### EXTRACTED ENTRIES
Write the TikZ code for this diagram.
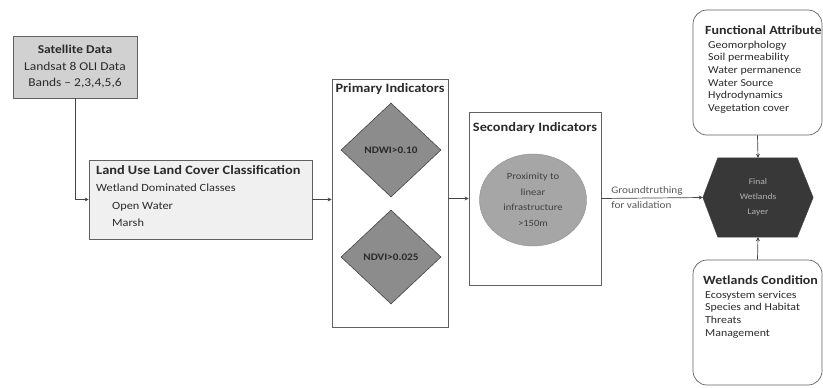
\documentclass[tikz,border=0pt]{standalone}
\usepackage{fontspec}
\setmainfont{Carlito}[FakeStretch=1.12]
\usetikzlibrary{shapes.geometric,arrows.meta,calc}
\definecolor{txt}{HTML}{2A2A2A}
\definecolor{edge}{HTML}{454545}
\begin{document}
\begin{tikzpicture}[x=1pt,y=-1pt,
  box/.style={draw=edge!85, line width=0.7pt, inner sep=0pt},
  conn/.style={draw=edge, line width=0.7pt, -{Stealth[length=4pt,width=4pt]}},
  ttl/.style={font=\fontsize{12.8}{14}\selectfont\bfseries, text=txt, inner sep=0pt},
  itm/.style={font=\fontsize{10.6}{12.7}\selectfont, text=txt, align=left, inner sep=0pt},
  small/.style={font=\fontsize{8}{10}\selectfont, text=txt, align=center, inner sep=0pt}]
\useasboundingbox[fill=white] (0,0) rectangle (823,388);
% Satellite data
\node[box, fill=black!18, minimum width=124pt, minimum height=62pt, align=center,
  text=txt, font=\fontsize{12}{16.5}\selectfont] (sat) at (75,67)
  {\textbf{Satellite Data}\\Landsat 8 OLI Data\\Bands -- 2,3,4,5,6};
% LULC
\node[box, fill=black!6, minimum width=223pt, minimum height=79pt] (lulc) at (200.5,199.5) {};
\node[itm, anchor=north west, font=\fontsize{11}{17.5}\selectfont] (lulct) at (96,165)
  {{\fontsize{12.8}{17.5}\selectfont\bfseries Land Use Land Cover Classification}\\Wetland Dominated Classes\\
   \hspace*{16pt}Open Water\\\hspace*{16pt}Marsh};
% Primary indicators
\node[box, minimum width=116pt, minimum height=248pt] (prim) at (390,203) {};
\node[ttl] (primt) at (390,89) {Primary Indicators};
\node[diamond, draw=edge, line width=0.6pt, fill=black!45, minimum width=100pt,
  minimum height=94pt, inner sep=0pt, font=\fontsize{10}{12}\selectfont\bfseries, text=txt] (d1) at (391,150) {NDWI>0.10};
\node[diamond, draw=edge, line width=0.6pt, fill=black!45, minimum width=100pt,
  minimum height=94pt, inner sep=0pt, font=\fontsize{10}{12}\selectfont\bfseries, text=txt] (d2) at (391,257) {NDVI>0.025};
% Secondary indicators
\node[box, minimum width=132pt, minimum height=173pt] (sec) at (535,198.5) {};
\node[ttl] (sect) at (535,128) {Secondary Indicators};
\node[ellipse, draw=black!45, fill=black!35, minimum width=107pt, minimum height=92pt,
  inner sep=0pt, small, text=black!75, font=\fontsize{9.5}{15.5}\selectfont] (circ) at (533,200)
  {Proximity to\\linear\\infrastructure\\>150m};
% Final wetlands layer (hexagon)
\node[minimum width=110pt, minimum height=79pt, inner sep=0pt] (hex) at (758,197.5) {};
\fill[fill=black!78, draw=edge] (hex.west) -- ($(hex.north west)+(15,0)$) -- ($(hex.north east)+(-16,0)$)
  -- (hex.east) -- ($(hex.south east)+(-16,0)$) -- ($(hex.south west)+(15,0)$) -- cycle;
\node[small, text=black!30, font=\fontsize{8.5}{15}\selectfont] (hext) at (hex.center) {Final\\Wetlands\\Layer};
% Functional attributes
\node[box, rounded corners=14pt, minimum width=129pt, minimum height=125pt] (fa) at (757.5,72.5) {};
\node[itm, anchor=north west] (fat) at (705,26)
  {{\fontsize{12.5}{12.7}\selectfont\bfseries Functional Attribute}\\[0.5pt]
   \hspace*{3pt}Geomorphology\\\hspace*{3pt}Soil permeability\\\hspace*{3pt}Water permanence\\
   \hspace*{3pt}Water Source\\\hspace*{3pt}Hydrodynamics\\\hspace*{3pt}Vegetation cover};
% Wetlands condition
\node[box, rounded corners=14pt, minimum width=129pt, minimum height=125pt] (wc) at (757.5,322.5) {};
\node[itm, anchor=north west] (wct) at (703,276)
  {{\fontsize{12.5}{12.7}\selectfont\bfseries Wetlands Condition}\\[0.5pt]
   \hspace*{2pt}Ecosystem services\\\hspace*{2pt}Species and Habitat\\\hspace*{2pt}Threats\\\hspace*{2pt}Management};
% Connectors
\draw[conn] (sat.south) |- (lulc.west);
\draw[conn] (lulc.east) -- (lulc.east -| prim.west);
\draw[conn] (sec.west -| prim.east) -- (sec.west);
\draw[conn] (sec.east) -- (hex.west)
  node[pos=0.45, small, align=left, text=black!65, font=\fontsize{10}{15}\selectfont] (gt) {Groundtruthing\\for validation};
\draw[conn] (fa.south) -- (hex.north);
\draw[conn] (wc.north) -- (hex.south);
\end{tikzpicture}
\end{document}
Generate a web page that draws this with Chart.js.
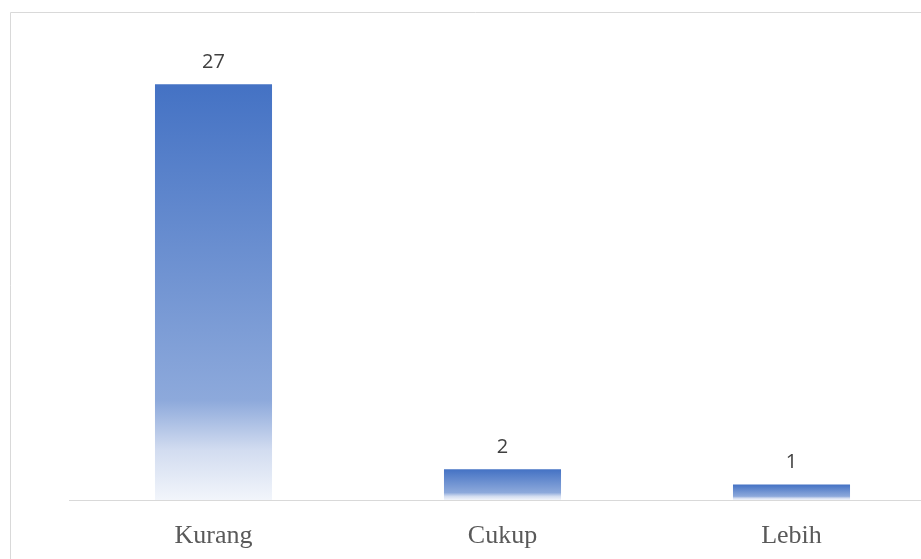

### WHAT YOU ARE ASKED TO DO
Using the listing above, locate the lines that hold "this" and copy each one.

### FINAL ANSWER
Write the TikZ code for this diagram.
Generate a web page that draws this with Chart.js.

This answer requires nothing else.